IN SUMMER 1944 Vice President Henry Wallace visited Kolyma (northeast Siberia) and the big Soviet construction trust which had 300,000 people working in 100 gold mines and other enprises there. Wallace wrote of the activity glowingly, noting that "Stalin has made gold mining a preferred war industry and has frozen men in it." The unintended irony here is fierce. Men were literally frozen in these mines and over 2 million died according to Robert Conquest's estimate. Kolyma was not the TV-type project Wallace naively thought: it was a giant forced labor empire supervised by the secret police.

In Kolyma in 1944, surviving one day at a time, was the writer Varlam Shalamov who had been jailed in 1937 for calling Nobel Laureate Ivan Bunin, a "classic author" of Russian literature. Shalamov was released after 17 years in 1953 and wasn't long in circulating his stories and poetry in manuscript. Solzhenitsyn, impressed by his writing and his background of suffering, asked him to coauthor The Gulag Archipelago when he began it in 1958, but Shalamov, old and ill, declined. Since then Shalamov's stories have been prohibited in Russia, and he has written only poetry.

This volume is Shalamov's first in English. It reveals a very great artist at work. A felicitous translation by John Glad brings us the voice of Shalamov, terse, flat ironic and often beautiful. He has been likened to Bunin and Chekhov, and there are resemblances in style and structure, the major difference being that Shalamov's prose seems wrung from a bloody rag.

Abbe Sieyes, when asked what he did during the French Revolution, responsed: "I survived, Shalamov, a dokhodyagas (goner) who survived, acts as the narrator, a full participant, in these stories. Each story is different from the others, without the gray sameness usual in this genre, but all share constants such as cold, food and work. Kolyma's cold cut like a torch. Convicts worked until spit froze in the air at 60 below; winter ended when the temperature soared to 20 below. This in an area of permafrost in which bodies didn't decay and railroads couldn't be built. To mitigate the terrible cold, food was vital and is an element in every story. A road-building group is starved into suicide ("Dry Rations"); another is given extra rations as a work experiment, providing one man the energy to kill himself ("Quiet"). American aid glycerin is sold as honey, and the convicts eat machine grease without harm ("Lend-lease"). In the bitter cold without adequate food the convicts become docile. There is no sex and few fights -- there simply isn't enough energy. Work norms and assignments can kill, so men stall, trading appendixes ("A Piece of Meat") or lying to get work near a stove ("Carpenters").

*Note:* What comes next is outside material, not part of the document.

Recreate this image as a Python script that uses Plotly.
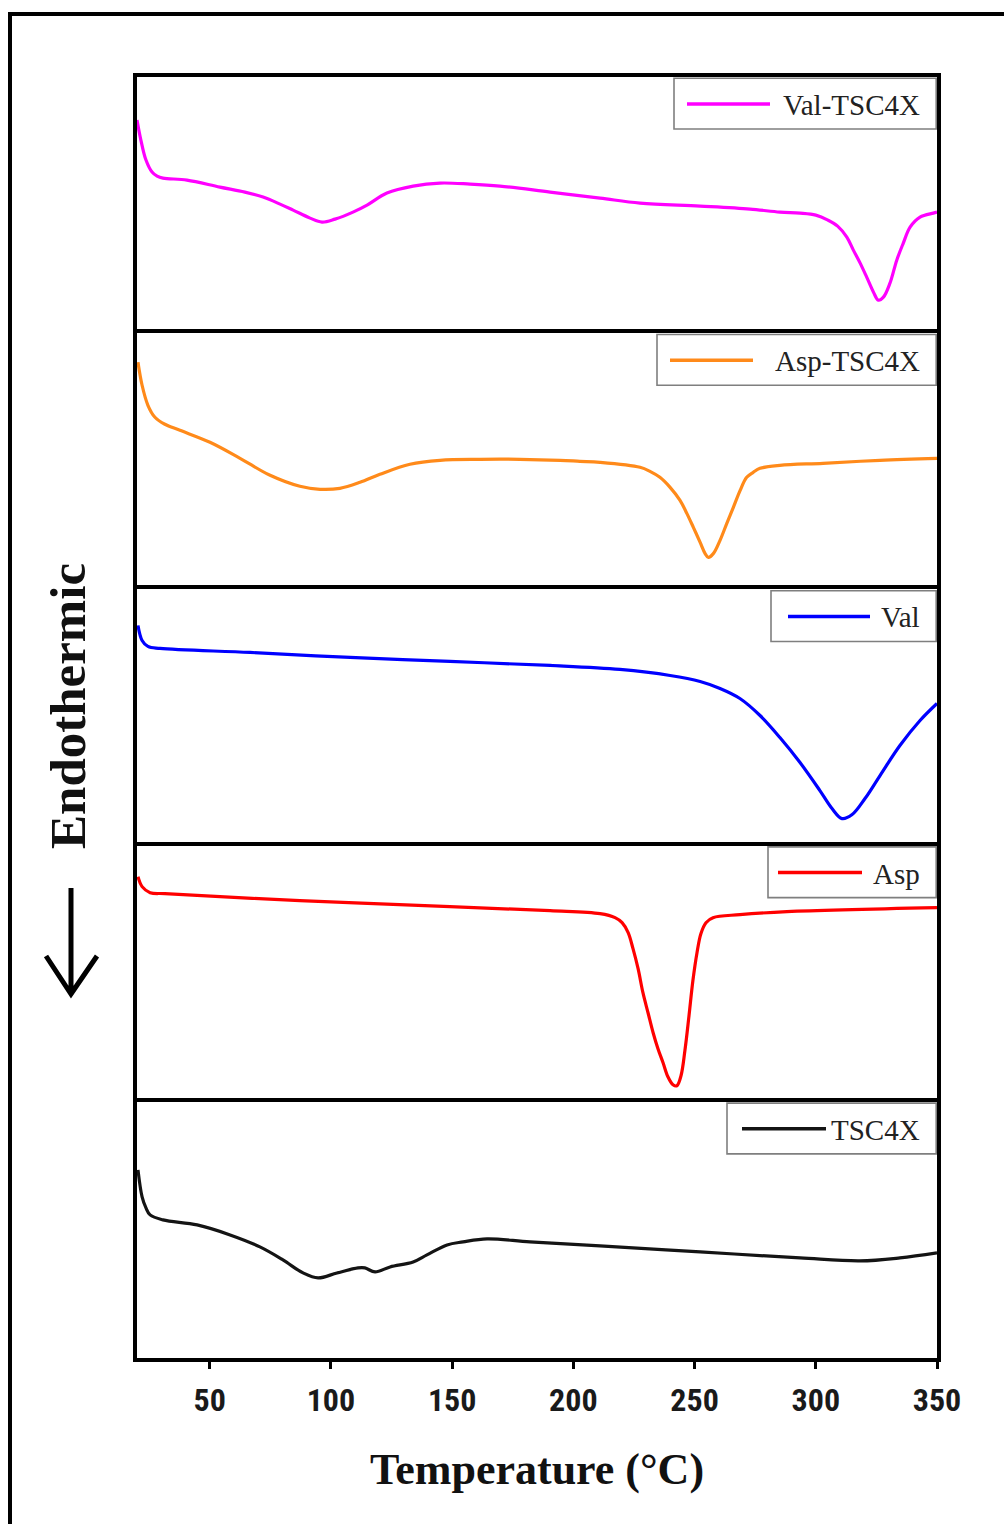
import plotly.graph_objects as go
from plotly.subplots import make_subplots

# ---------------- data (heat flow in arbitrary units) ----------------
series_names = ["Val-TSC4X", "Asp-TSC4X", "Val", "Asp", "TSC4X"]
series_colors = ["#FF00FF", "#FF8A1A", "#0000FF", "#FF0000", "#141414"]

temp_val_tsc4x = [20.0, 21.6, 23.7, 26.2, 28.3, 30.7, 40.6, 54.2, 64.5, 72.0, 79.0, 84.4, 91.4, 96.3,
                  101.7, 109.1, 114.9, 123.1, 133.9, 145.0, 157.4, 169.7, 190.4, 211.0, 227.5, 252.3,
                  272.9, 285.2, 293.5, 300.0, 305.0, 309.0, 312.8, 315.5, 318.3, 321.0, 323.8, 325.8,
                  327.9, 330.6, 333.4, 336.1, 338.9, 343.0, 348.5, 350.0]
heat_val_tsc4x = [213, 193, 173, 161, 157, 155, 153, 146, 141, 136, 129, 123, 115, 111,
                  114, 121, 128, 140, 147, 150, 149, 147, 141, 135, 130, 127,
                  124, 121, 120, 118, 113, 107, 96, 83, 70, 56, 41, 33,
                  36, 50, 73, 90, 106, 116, 120, 121]

temp_asp_tsc4x = [20.4, 22.1, 24.5, 27.4, 31.5, 37.7, 50.1, 62.5, 74.9, 87.2, 95.5, 103.7, 112.0,
                  120.2, 132.6, 145.0, 161.5, 178.0, 194.5, 202.7, 211.0, 227.5, 231.6, 235.7, 239.9,
                  244.0, 246.8, 249.5, 252.3, 254.3, 255.7, 257.8, 260.5, 263.3, 266.0, 268.8, 271.5,
                  274.2, 277.0, 285.2, 303.0, 326.5, 350.0]
heat_asp_tsc4x = [227, 204, 184, 172, 165, 159, 147, 131, 114, 103, 100, 101, 107,
                  115, 125, 129, 130, 130, 129, 128, 127, 122, 118, 112, 102,
                  89, 76, 62, 47, 36, 32, 36, 49, 66, 82, 99, 112,
                  117, 121, 124, 126, 129, 131]

temp_val = [20.4, 22.1, 24.5, 29.5, 66.6, 107.9, 149.1, 190.4, 219.2, 239.9, 252.3, 260.5, 268.7,
            277.0, 285.2, 293.5, 301.7, 306.7, 310.8, 315.0, 320.3, 326.5, 334.7, 343.0, 350.0]
heat_val = [220, 205, 199, 197, 193, 188, 184, 180, 176, 170, 164, 157, 147,
            130, 108, 83, 55, 37, 27, 31, 47, 70, 100, 125, 142]

temp_asp = [20.4, 22.1, 25.4, 31.5, 87.2, 149.1, 190.4, 211.0, 217.2, 220.1, 222.6, 224.6, 226.7,
            228.7, 230.8, 232.9, 234.9, 237.0, 239.0, 241.1, 242.7, 244.4, 246.0, 247.7, 249.3,
            251.0, 252.6, 254.7, 257.6, 268.7, 288.1, 350.0]
heat_asp = [225, 215, 209, 208, 201, 195, 191, 188, 184, 179, 169, 153, 133,
            109, 89, 69, 53, 39, 25, 17, 16, 26, 51, 86, 121,
            149, 168, 179, 184, 187, 190, 194]

temp_tsc4x = [20.4, 22.1, 23.7, 25.4, 30.7, 44.8, 58.4, 70.7, 80.2, 88.5, 94.7, 102.5, 111.2, 114.0,
              118.2, 124.4, 133.9, 139.6, 147.9, 154.5, 164.4, 182.1, 211.0, 252.3, 293.5, 318.2,
              334.7, 350.0]
heat_tsc4x = [188, 161, 150, 143, 138, 133, 123, 111, 98, 85, 80, 85, 90, 90,
              86, 91, 96, 103, 113, 116, 119, 116, 112, 106, 100, 97,
              100, 105]

x_tick_values = [50, 100, 150, 200, 250, 300, 350]
x_tick_labels = ["50", "100", "150", "200", "250", "300", "350"]
x_major_ticks = [100, 200, 300]

all_temps = [temp_val_tsc4x, temp_asp_tsc4x, temp_val, temp_asp, temp_tsc4x]
all_heats = [heat_val_tsc4x, heat_asp_tsc4x, heat_val, heat_asp, heat_tsc4x]

# ---------------- figure ----------------
W, H = 1004, 1524
ML, MR, MT, MB = 137, 67, 77, 166
PW, PH = W - ML - MR, H - MT - MB

def px_x(px):
    return (px - ML) / PW

def px_y(py):
    return (H - MB - py) / PH

fig = make_subplots(rows=5, cols=1, shared_xaxes=True, vertical_spacing=0)

for i, (name, col, t, h) in enumerate(zip(series_names, series_colors, all_temps, all_heats)):
    fig.add_trace(go.Scatter(x=t, y=h, mode="lines", name=name,
                             line=dict(color=col, width=3.2, shape="spline", smoothing=1.0),
                             showlegend=False),
                  row=i + 1, col=1)

axis_common = dict(showgrid=False, zeroline=False, showline=True,
                   linecolor="black", linewidth=4)
for i in range(1, 6):
    fig.update_yaxes(axis_common, mirror=True, range=[0, 256], showticklabels=False, ticks="",
                     row=i, col=1)
    if i < 5:
        # line drawn only along the top edge of each upper panel
        fig.update_xaxes(axis_common, mirror=False, side="top", range=[20, 350],
                         showticklabels=False, ticks="", row=i, col=1)
    else:
        fig.update_xaxes(axis_common, mirror=True, side="bottom", range=[20, 350], row=i, col=1)

fig.update_xaxes(row=5, col=1, tickvals=x_tick_values, ticktext=x_tick_labels,
                 ticks="outside", ticklen=7, tickwidth=3, tickcolor="black",
                 tickfont=dict(family="Liberation Sans Narrow, Arial Narrow, Roboto Condensed, Liberation Sans, sans-serif",
                               size=32, color="#1a1a1a", weight="bold"),
                 ticklabelstandoff=4,
                 title=dict(text="Temperature (°C)", standoff=36,
                            font=dict(family="Liberation Serif, DejaVu Serif, serif", size=44,
                                      color="#111111", weight="bold")))

# longer ticks at 100, 200, 300
fig.update_layout(xaxis6=dict(overlaying="x5", anchor="y5", side="bottom", range=[20, 350],
                              tickvals=x_major_ticks, showticklabels=False, ticks="outside",
                              ticklen=15, tickwidth=3, tickcolor="black", showgrid=False,
                              zeroline=False, showline=False))

# ---------------- keys (one boxed key per panel, top right) ----------------
key_box_left = [674, 657, 771, 768, 727]
key_line_px = [(687, 770), (670, 753), (788, 870), (778, 862), (742, 826)]
key_font = dict(family="Liberation Serif, DejaVu Serif, serif", size=29, color="#222222")
shapes = []
annotations = []
for i, name in enumerate(series_names):
    xd = "x domain" if i == 0 else f"x{i + 1} domain"
    yd = "y domain" if i == 0 else f"y{i + 1} domain"
    shapes.append(dict(type="rect", xref=xd, yref=yd, x0=px_x(key_box_left[i]), x1=0.999,
                       y0=1 - 52 / 256, y1=0.995, line=dict(color="#7f7f7f", width=1.6),
                       fillcolor="white", layer="above"))
    shapes.append(dict(type="line", xref=xd, yref=yd, x0=px_x(key_line_px[i][0]),
                       x1=px_x(key_line_px[i][1]), y0=1 - 27 / 256, y1=1 - 27 / 256,
                       line=dict(color=series_colors[i], width=3.5), layer="above"))
    annotations.append(dict(xref=xd, yref=yd, x=px_x(922), y=1 - 28 / 256, text=name,
                            showarrow=False, xanchor="right", yanchor="middle", font=key_font))

# outer frame of the figure
shapes.append(dict(type="rect", xref="paper", yref="paper", x0=px_x(10), x1=px_x(1030),
                   y0=px_y(1527), y1=px_y(14), line=dict(color="black", width=4),
                   fillcolor="rgba(0,0,0,0)", layer="above"))

# arrow "Endothermic" (down)
ax = px_x(71)
shapes.append(dict(type="path", xref="paper", yref="paper",
                   path=(f"M {ax},{px_y(888)} L {ax},{px_y(993)} "
                         f"M {px_x(46)},{px_y(956)} L {ax},{px_y(994)} L {px_x(97)},{px_y(956)}"),
                   line=dict(color="black", width=5)))
annotations.append(dict(xref="paper", yref="paper", x=px_x(68), y=px_y(706), text="Endothermic",
                        textangle=-90, showarrow=False, xanchor="center", yanchor="middle",
                        font=dict(family="Liberation Serif, DejaVu Serif, serif", size=51,
                                  color="#111111", weight="bold")))

fig.update_layout(width=W, height=H, margin=dict(l=ML, r=MR, t=MT, b=MB),
                  paper_bgcolor="white", plot_bgcolor="white",
                  shapes=shapes, annotations=annotations, showlegend=False)

fig.write_html("out.html")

Kolyma was sadness ("It was a good thing that tears have no odor"), a sadness "easier to bear if you write it down. Once you've done that, you can forget." And men survive by forgetting. Though bitterness often intrudes, there is no self-pity and no despair. In one story, when several men surrender varius artificial arms and legs before being put into solitary, the chief guard asks what the last man, the narrator, will give up, perhaps his soul? The narrator -- Shalamov -- replies, "No you can't have my soul."

Shalamov's prose also documents. We learn that horses were given rations according to weight, but not humans, which meant that the smaller convicts outlived the bigger ones, and that the famous trials of Bukharin and others in the '30s pivoted on drugs (the Soviet use of behavoir-altering drugs on dissidents as evidenced in L. Plyushch's History's Carnival [1979] was thought to be a more recent innovation.)

In a perceptive Foreward, John Glad, director of Slavic studies at the University of Maryland, writes that there is a lack of unanimity on the part of other readers as to which stories are the most powerful. In my view, two clearly stand out: "Dry Rations" which blends into the plot a virtual catalog of coping, and "Major Pugachov's Last Battle," a stirring saga in miniature, heroic in its defiance.

This long overdue volume (the French edition appeared in 1969) contains only about one-fourth of the 103 stories in the Russian language edition published in 1978 in England. John Glad is now completing a sequal that will bring the remaining stories to American readers. Full publication of the complete stories of this, perhaps the greatest living Russian writer, will further expose his genius and possibly, redeem his suffering.